On Aug 24, 2007, at 8:37 AM, Ian Lance Taylor wrote:
Chris Lattner <[EMAIL PROTECTED]> writes:
On Aug 24, 2007, at 8:02 AM, Ian Lance Taylor wrote:
Permitting this extension continues the preexisting behaviour,
and it
helps programmers and helps existing code. Who does it hurt to
permit
this extension? Who does it help to forbid this extension?

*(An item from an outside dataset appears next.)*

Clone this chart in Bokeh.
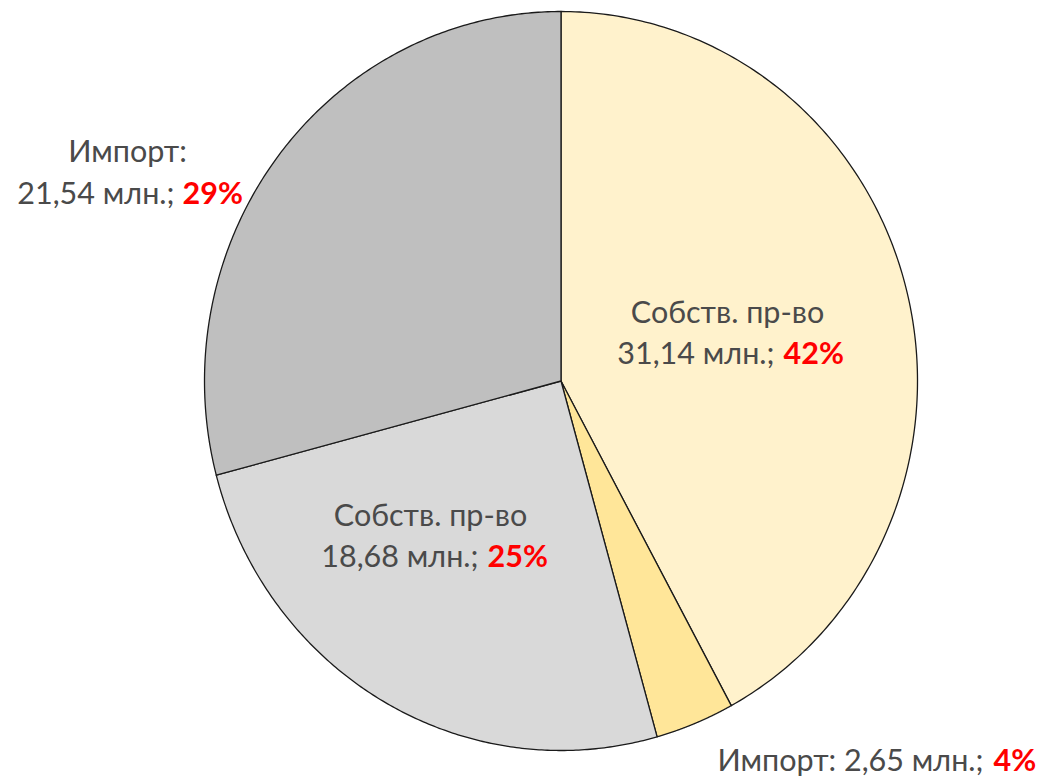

Aren't builtins the designated way to access processor-specific
features like this? Why does there have to be C operators for
obscure features like this?
A fair question, but we've already decided to support vector + vector
and such operations, and we've decided that that is one valid way to
generate vector instructions. That decision may itself have been a
mistake. But once we accept that decision, then, given that we know
that the processor supports bitwise-or on floating point values, using
a instruction different from that for bitwise-or on integer values,
then it is fair to ask why we don't support vector | vector for
floating point vectors.
My personal opinion is that the grammar and type rules of the
language should be defined independently of the target. "+" is
allowed on all generic vectors for all targets. Allowing &^| to be
used on FP vectors on some targets but not others seems extremely
inconsistent (generic vectors are supposed to provide some amount of
portability after all). Allowing these operators on all targets also
seems strange to me, but is a better solution than allowing them on
some targets but not others.
I consider pollution of the IR to be a significant problem. If you
allow this, you suddenly have tree nodes and RTL nodes for logical
operations that have to handle operands that are FP vectors. I
imagine that this will result in either 1) subtle bugs in various
transformations that work on these or 2) special case code to handle
this in various cases, spread through the optimizer.